- [EXCERPTED RECORDS]:

— Start —

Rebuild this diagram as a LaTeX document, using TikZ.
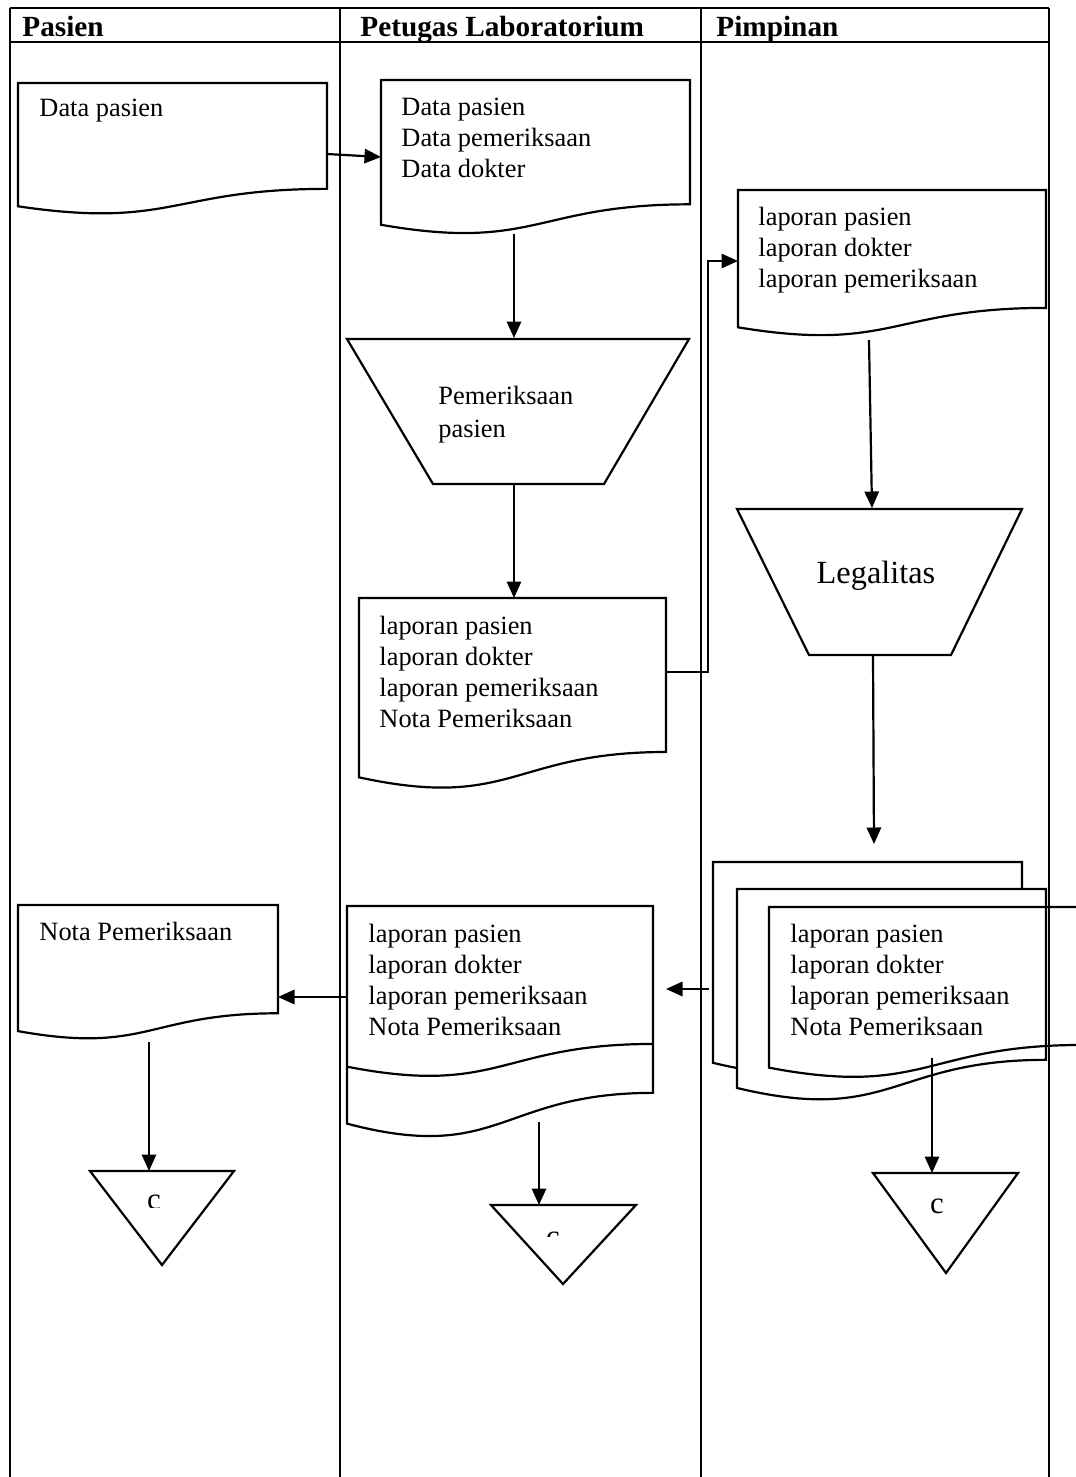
\documentclass[tikz,border=0pt]{standalone}
\usepackage{fontspec}
\setmainfont{Liberation Serif}
\usetikzlibrary{arrows.meta}
\newcommand{\docshape}[5][]{%
  \draw[shp,#1] (#2,#3) -- (#4,#3) -- (#4,{#3+0.802*#5})
    .. controls ({(#2+#4)/2},{#3+0.802*#5}) and ({(#2+#4)/2},{#3+1.1075*#5}) ..
    (#2,{#3+0.934*#5}) -- cycle;}
\begin{document}
\begin{tikzpicture}[x=0.4545pt,y=-0.4545pt,
  shp/.style={draw=black, line width=1pt, line join=miter},
  conn/.style={draw=black, line width=1pt, -{Triangle[length=7.5pt,width=6.5pt]}},
  lane/.style={draw=black, line width=1.2pt},
  txt/.style={anchor=north west, inner sep=0pt, align=left, font=\fontsize{12pt}{14pt}\selectfont},
  head/.style={anchor=base west, inner sep=0pt, font=\fontsize{13.3pt}{15pt}\selectfont\bfseries},
  cmark/.style={anchor=base, inner sep=0pt, font=\fontsize{14pt}{16pt}\selectfont}]
\useasboundingbox (0,0) rectangle (1076,1477);
\clip (0,0) rectangle (1076,1477);

% ---- documents ----
\docshape{18}{83}{327}{132}
\docshape{381}{80}{690}{155}
\docshape{359}{598}{666}{192}
\docshape{738}{190}{1046}{147}
\docshape{18}{905}{278}{135}
% double-wave document
\docshape{347}{906}{653}{233}
\draw[shp] (653,{906+0.802*172}) .. controls (500,{906+0.802*172}) and (500,{906+1.1075*172}) .. (347,{906+0.934*172});
% multi-document
\docshape[fill=white]{713}{862}{1022}{215}
\docshape[fill=white]{737}{889}{1046}{213}
\docshape{769}{907}{1082}{172}

% ---- manual operations ----
\draw[shp] (347,339) -- (689,339) -- (604,484) -- (433,484) -- cycle;
\draw[shp] (737,509) -- (1022,509) -- (951,655) -- (809,655) -- cycle;

% ---- off-page connectors ----
\draw[shp] (90,1171) -- (234,1171) -- (162,1265) -- cycle;
\draw[shp] (491,1205) -- (636,1205) -- (563,1284) -- cycle;
\draw[shp] (873,1173) -- (1018,1173) -- (946,1273) -- cycle;

% ---- texts ----
\node[head] (h1) at (22,36) {Pasien};
\node[head] (h2) at (360,36) {Petugas Laboratorium};
\node[head] (h3) at (716,36) {Pimpinan};

\node[txt] (tA) at (39,99) {Data pasien};
\node[txt] (tB) at (401,98) {Data pasien\\Data pemeriksaan\\Data dokter};
\node[txt] (tD) at (758,207) {laporan pasien\\laporan dokter\\laporan pemeriksaan};
\node[txt, font=\fontsize{12pt}{15pt}\selectfont] (tT1) at (438,386) {Pemeriksaan\\pasien};
\node[txt] (tC) at (379,616) {laporan pasien\\laporan dokter\\laporan pemeriksaan\\Nota Pemeriksaan};
\node[inner sep=0pt, font=\fontsize{14.7pt}{17pt}\selectfont] (tL) at (876,576) {Legalitas};
\node[txt] (tF) at (39,922) {Nota Pemeriksaan};
\node[txt] (tE) at (368,924) {laporan pasien\\laporan dokter\\laporan pemeriksaan\\Nota Pemeriksaan};
\node[txt] (tM) at (790,924) {laporan pasien\\laporan dokter\\laporan pemeriksaan\\Nota Pemeriksaan};

\begin{scope}
  \clip (100,1180) rectangle (220,1207);
  \node[cmark] (c1) at (154,1209) {c};
\end{scope}
\begin{scope}
  \clip (500,1215) rectangle (620,1236);
  \node[cmark] (c2) at (553,1246) {c};
\end{scope}
\node[cmark] (c3) at (937,1213) {c};

% ---- connector end points ----
\coordinate (aout) at (327,154);  \coordinate (bin) at (381,157);
\coordinate (bbot) at (514,234);  \coordinate (t1top) at (514,338);
\coordinate (t1bot) at (514,484); \coordinate (ctop) at (514,598);
\coordinate (cout) at (666,672);  \coordinate (k1) at (708,672);
\coordinate (k2) at (708,261);    \coordinate (din) at (738,261);
\coordinate (dbot) at (869,340);  \coordinate (t2top) at (872,508);
\coordinate (t2bot) at (873,655); \coordinate (mtop) at (874,844);
\coordinate (mout) at (709,989);  \coordinate (ein) at (666,989);
\coordinate (eout) at (347,997);  \coordinate (fin) at (278,997);
\coordinate (fbot) at (149,1042); \coordinate (tr1) at (149,1171);
\coordinate (ebot) at (539,1122); \coordinate (tr2) at (539,1205);
\coordinate (mbot) at (932,1058); \coordinate (tr3) at (932,1173);

\draw[conn] (aout) -- (bin);
\draw[conn] (bbot) -- (t1top);
\draw[conn] (t1bot) -- (ctop);
\draw[conn] (cout) -- (k1) -- (k2) -- (din);
\draw[conn] (dbot) -- (t2top);
\draw[conn] (t2bot) -- (mtop);
\draw[conn] (mout) -- (ein);
\draw[conn] (eout) -- (fin);
\draw[conn] (fbot) -- (tr1);
\draw[conn] (ebot) -- (tr2);
\draw[conn] (mbot) -- (tr3);

% ---- swimlane table ----
\draw[lane] (10,8) -- (1049,8);
\draw[lane] (10,42) -- (1049,42);
\foreach \x in {10,340,701,1049} \draw[lane] (\x,8) -- (\x,1477);
\end{tikzpicture}
\end{document}
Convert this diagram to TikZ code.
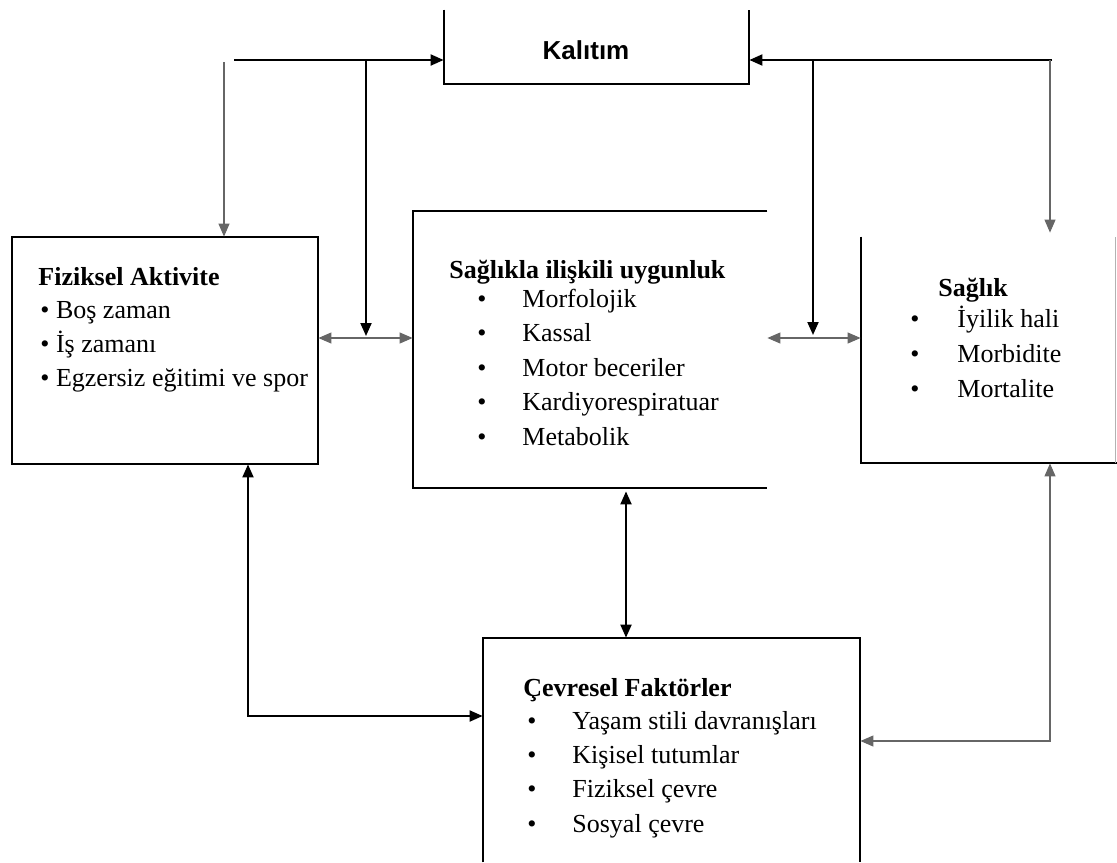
\documentclass[tikz,border=0pt]{standalone}
\usepackage{fontspec}
\setmainfont{Liberation Serif}
\newfontfamily\kalfont{Liberation Sans}
\usetikzlibrary{calc,fit,arrows.meta}
\newcommand{\boxline}{1pt}
\newcommand{\thinline}{0.55pt}
\newcommand{\boxfont}{\fontsize{13pt}{15pt}\selectfont}

\begin{document}
\begin{tikzpicture}[x=0.5pt,y=-0.5pt,
    >={Triangle[length=6.5pt,width=5.5pt]},
    side/.style={line width=\boxline},
    link/.style={line width=\boxline,->},
    faint/.style={line width=\thinline,black!60},
    head/.style={font=\boxfont\bfseries,anchor=base west,inner sep=0},
    entry/.style={font=\boxfont,anchor=base west,inner sep=0}]
\useasboundingbox (0,0) rectangle (1117,862);

    %Kalitim
    \coordinate (kalA) at (444,10);
    \coordinate (kalB) at (749,84);
    \node[fit=(kalA)(kalB),inner sep=0] (kal) {};
    \draw[side] (kal.north west) |- (kal.south east) -- (kal.north east);
    \node[font=\kalfont\bfseries\fontsize{13pt}{15pt}\selectfont] (kalh) at (586,50) {Kalıtım};

    %Fiziksel Aktivite
    \coordinate (fizA) at (12,237);
    \coordinate (fizB) at (318,464);
    \node[fit=(fizA)(fizB),inner sep=0] (fiz) {};
    \draw[side] (fiz.north west) rectangle (fiz.south east);
    \node[head] (fizh) at (38,285) {Fiziksel Aktivite};
    \foreach \t [count=\i] in {Boş zaman, İş zamanı, Egzersiz eğitimi ve spor} {
        \node[entry] (fiz\i) at (40,284+34.3*\i) {\textbullet{} \t};
    }

    %Saglikla iliskili uygunluk
    \coordinate (sagA) at (413,211);
    \coordinate (sagB) at (767,488);
    \node[fit=(sagA)(sagB),inner sep=0] (sag) {};
    \draw[side] (sag.north east) -- (sag.north west) -- (sag.south west) -- (sag.south east);
    \node[head] (sagh) at (449,278) {Sağlıkla ilişkili uygunluk};
    \foreach \t [count=\i] in {Morfolojik, Kassal, Motor beceriler, Kardiyorespiratuar, Metabolik} {
        \node[entry] (sagb\i) at (477,272.5+34.5*\i) {\textbullet};
        \node[entry] (sag\i) at (522,272.5+34.5*\i) {\t};
    }

    %Saglik
    \coordinate (slkA) at (861,237);
    \coordinate (slkB) at (1115,463);
    \node[fit=(slkA)(slkB),inner sep=0] (slk) {};
    \draw[side] (slk.north west) |- (1117,463);
    \draw[faint,black!30] (slk.south east) -- (slk.north east);
    \node[head] (slkh) at (938,296) {Sağlık};
    \foreach \t [count=\i] in {İyilik hali, Morbidite, Mortalite} {
        \node[entry] (slkb\i) at (910,292+35*\i) {\textbullet};
        \node[entry] (slk\i) at (957,292+35*\i) {\t};
    }

    %Cevresel Faktorler
    \coordinate (cevA) at (483,638);
    \coordinate (cevB) at (860,862);
    \node[fit=(cevA)(cevB),inner sep=0] (cev) {};
    \draw[side] (cev.south west) |- (cev.north east) -- (cev.south east);
    \node[head] (cevh) at (523,696) {Çevresel Faktörler};
    \foreach \t [count=\i] in {Yaşam stili davranışları, Kişisel tutumlar, Fiziksel çevre, Sosyal çevre} {
        \node[entry] (cevb\i) at (527,695+34.3*\i) {\textbullet};
        \node[entry] (cev\i) at (572,695+34.3*\i) {\t};
    }

    %Links to Kalitim
    \coordinate (tl) at (234,60);
    \coordinate (tlv) at (224,62);
    \coordinate (tr) at (1052,60);
    \coordinate (trv) at (1050,60);
    \draw[link] (tl) -- (tl -| kal.west);
    \draw[link] (tr) -- (tr -| kal.east);
    \draw[faint,->] (tlv) -- (tlv |- fiz.north);
    \draw[faint,->] (trv) -- ($(trv |- slk.north)+(0,-4)$);

    %Middle links
    \coordinate (ml) at (0,338);
    \coordinate (lv) at (366,60);
    \coordinate (rv) at (813,60);
    \draw[faint,<->] (fiz.east |- ml) -- (sag.west |- ml);
    \draw[faint,<->] (sag.east |- ml) -- (slk.west |- ml);
    \draw[link] (lv) -- ($(lv |- ml)+(0,-2)$);
    \draw[link] (rv) -- ($(rv |- ml)+(0,-3)$);

    %Links to Cevresel Faktorler
    \coordinate (bm) at (626,0);
    \coordinate (bl) at (248,716);
    \coordinate (br) at (1050,741);
    \draw[link,<->] ($(bm |- sag.south)+(0,3)$) -- (bm |- cev.north);
    \draw[link,<->] (bl |- fiz.south) -- (bl) -- (bl -| cev.west);
    \draw[faint,<->] (br |- slk.south) -- (br) -- (br -| cev.east);
\end{tikzpicture}
\end{document}
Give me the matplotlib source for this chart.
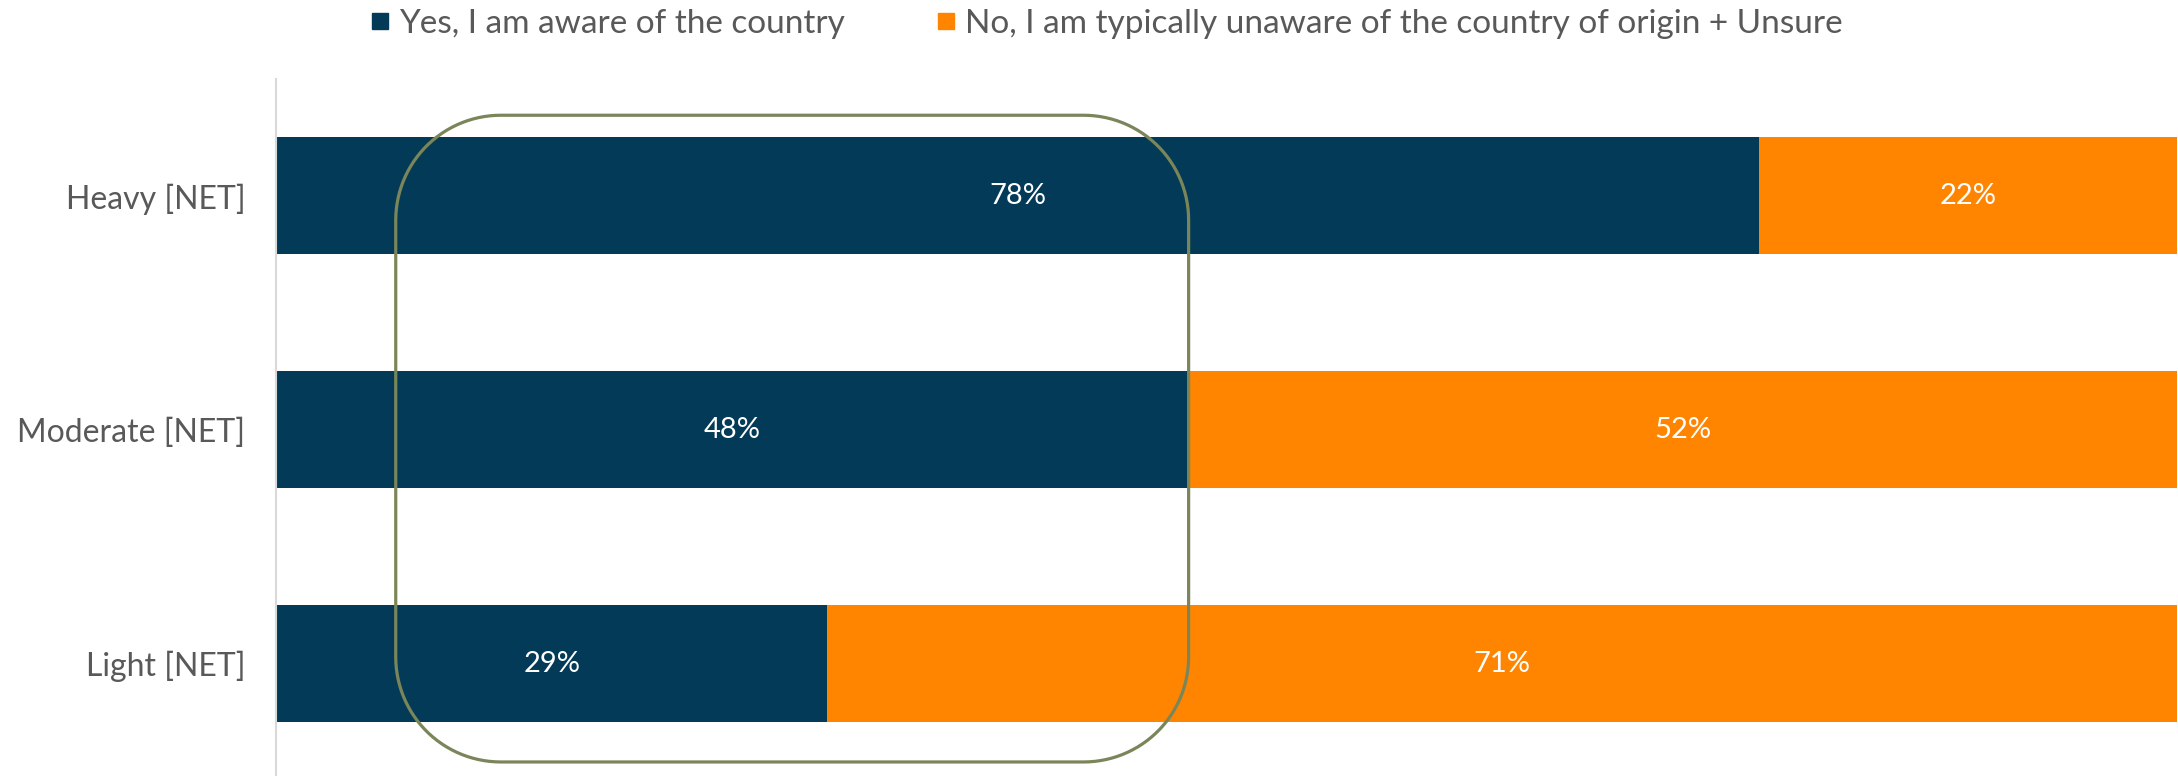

— End —

- [EXERCISE AIM]:
In the listing above, find the line containing "Convert this diagram to TikZ code." and the line containing "(0,0) rectangle (1117,862);", then write out both of them and every line between, exactly, with no pictures.

- [WRITTEN SOLUTION]:
Convert this diagram to TikZ code.
\documentclass[tikz,border=0pt]{standalone}
\usepackage{fontspec}
\setmainfont{Liberation Serif}
\newfontfamily\kalfont{Liberation Sans}
\usetikzlibrary{calc,fit,arrows.meta}
\newcommand{\boxline}{1pt}
\newcommand{\thinline}{0.55pt}
\newcommand{\boxfont}{\fontsize{13pt}{15pt}\selectfont}

\begin{document}
\begin{tikzpicture}[x=0.5pt,y=-0.5pt,
    >={Triangle[length=6.5pt,width=5.5pt]},
    side/.style={line width=\boxline},
    link/.style={line width=\boxline,->},
    faint/.style={line width=\thinline,black!60},
    head/.style={font=\boxfont\bfseries,anchor=base west,inner sep=0},
    entry/.style={font=\boxfont,anchor=base west,inner sep=0}]
\useasboundingbox (0,0) rectangle (1117,862);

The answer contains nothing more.